### [TASK BRIEF]
Nothing but the lines from the line that contains "Output the Python" through the line that contains "plt.rcParams['font.family'] = ['Noto" should appear in the output, each reproduced exactly.

### [DATA TO USE]
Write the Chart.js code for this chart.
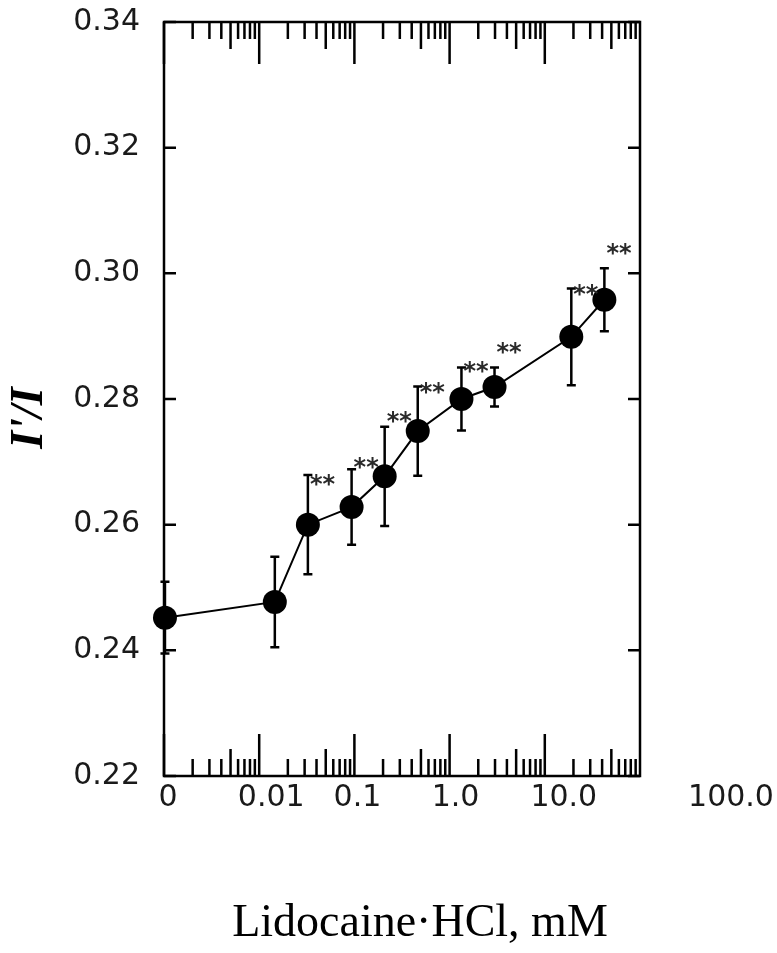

* * *

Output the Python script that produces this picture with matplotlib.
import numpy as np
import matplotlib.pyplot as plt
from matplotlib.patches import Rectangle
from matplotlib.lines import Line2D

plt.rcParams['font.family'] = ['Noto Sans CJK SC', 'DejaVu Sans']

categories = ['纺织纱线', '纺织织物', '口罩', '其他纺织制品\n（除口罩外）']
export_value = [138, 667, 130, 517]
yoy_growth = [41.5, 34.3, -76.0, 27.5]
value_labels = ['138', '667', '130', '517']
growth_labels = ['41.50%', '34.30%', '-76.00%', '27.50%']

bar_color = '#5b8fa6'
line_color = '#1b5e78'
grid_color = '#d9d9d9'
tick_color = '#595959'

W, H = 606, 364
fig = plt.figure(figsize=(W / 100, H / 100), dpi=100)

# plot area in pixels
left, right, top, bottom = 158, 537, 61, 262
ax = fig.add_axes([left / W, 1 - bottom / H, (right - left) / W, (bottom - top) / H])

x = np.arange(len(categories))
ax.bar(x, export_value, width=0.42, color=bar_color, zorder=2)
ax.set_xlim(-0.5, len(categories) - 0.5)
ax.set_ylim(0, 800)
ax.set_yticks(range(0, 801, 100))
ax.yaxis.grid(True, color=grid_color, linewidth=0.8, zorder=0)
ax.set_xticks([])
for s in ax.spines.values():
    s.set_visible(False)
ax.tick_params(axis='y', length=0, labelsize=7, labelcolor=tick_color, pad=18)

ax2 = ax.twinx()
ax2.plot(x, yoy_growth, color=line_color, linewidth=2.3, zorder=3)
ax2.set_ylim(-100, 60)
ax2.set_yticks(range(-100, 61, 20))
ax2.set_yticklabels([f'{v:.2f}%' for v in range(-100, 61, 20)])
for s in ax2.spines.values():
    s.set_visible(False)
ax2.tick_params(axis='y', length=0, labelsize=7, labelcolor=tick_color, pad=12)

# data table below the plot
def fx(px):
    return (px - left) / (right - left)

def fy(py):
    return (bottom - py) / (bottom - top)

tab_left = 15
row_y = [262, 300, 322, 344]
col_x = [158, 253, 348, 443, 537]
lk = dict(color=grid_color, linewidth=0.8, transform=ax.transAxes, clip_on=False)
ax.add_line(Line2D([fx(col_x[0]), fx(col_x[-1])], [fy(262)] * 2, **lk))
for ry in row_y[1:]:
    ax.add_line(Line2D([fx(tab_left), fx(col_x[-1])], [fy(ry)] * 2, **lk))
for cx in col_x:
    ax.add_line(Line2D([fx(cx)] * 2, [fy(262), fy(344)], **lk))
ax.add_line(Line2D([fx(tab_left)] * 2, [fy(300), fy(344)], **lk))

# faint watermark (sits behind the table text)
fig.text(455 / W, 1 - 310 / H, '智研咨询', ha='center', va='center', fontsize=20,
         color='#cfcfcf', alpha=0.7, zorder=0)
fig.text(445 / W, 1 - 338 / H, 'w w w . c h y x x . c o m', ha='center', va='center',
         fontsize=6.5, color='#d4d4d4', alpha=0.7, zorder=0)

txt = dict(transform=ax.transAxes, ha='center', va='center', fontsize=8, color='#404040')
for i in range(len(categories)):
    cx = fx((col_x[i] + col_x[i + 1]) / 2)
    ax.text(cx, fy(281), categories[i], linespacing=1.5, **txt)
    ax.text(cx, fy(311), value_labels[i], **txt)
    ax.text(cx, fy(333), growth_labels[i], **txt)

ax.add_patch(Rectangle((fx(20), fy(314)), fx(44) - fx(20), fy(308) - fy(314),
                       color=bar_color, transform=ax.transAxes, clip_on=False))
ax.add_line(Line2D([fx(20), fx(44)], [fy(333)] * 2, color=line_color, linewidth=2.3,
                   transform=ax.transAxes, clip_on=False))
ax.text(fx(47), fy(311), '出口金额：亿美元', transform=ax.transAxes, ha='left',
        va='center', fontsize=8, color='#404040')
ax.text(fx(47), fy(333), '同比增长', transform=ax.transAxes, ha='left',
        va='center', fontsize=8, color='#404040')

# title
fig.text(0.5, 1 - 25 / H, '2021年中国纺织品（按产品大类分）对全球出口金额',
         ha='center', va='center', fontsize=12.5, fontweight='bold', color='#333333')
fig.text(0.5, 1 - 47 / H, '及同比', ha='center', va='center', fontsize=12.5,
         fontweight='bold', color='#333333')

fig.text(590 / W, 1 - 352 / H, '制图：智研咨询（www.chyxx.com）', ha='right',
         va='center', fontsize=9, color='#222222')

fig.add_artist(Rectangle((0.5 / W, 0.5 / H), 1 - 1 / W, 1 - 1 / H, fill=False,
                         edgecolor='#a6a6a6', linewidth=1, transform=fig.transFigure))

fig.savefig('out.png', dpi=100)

### [SOLUTION TO THE EXERCISE]
Output the Python script that produces this picture with matplotlib.
import numpy as np
import matplotlib.pyplot as plt
from matplotlib.patches import Rectangle
from matplotlib.lines import Line2D

plt.rcParams['font.family'] = ['Noto Sans CJK SC', 'DejaVu Sans']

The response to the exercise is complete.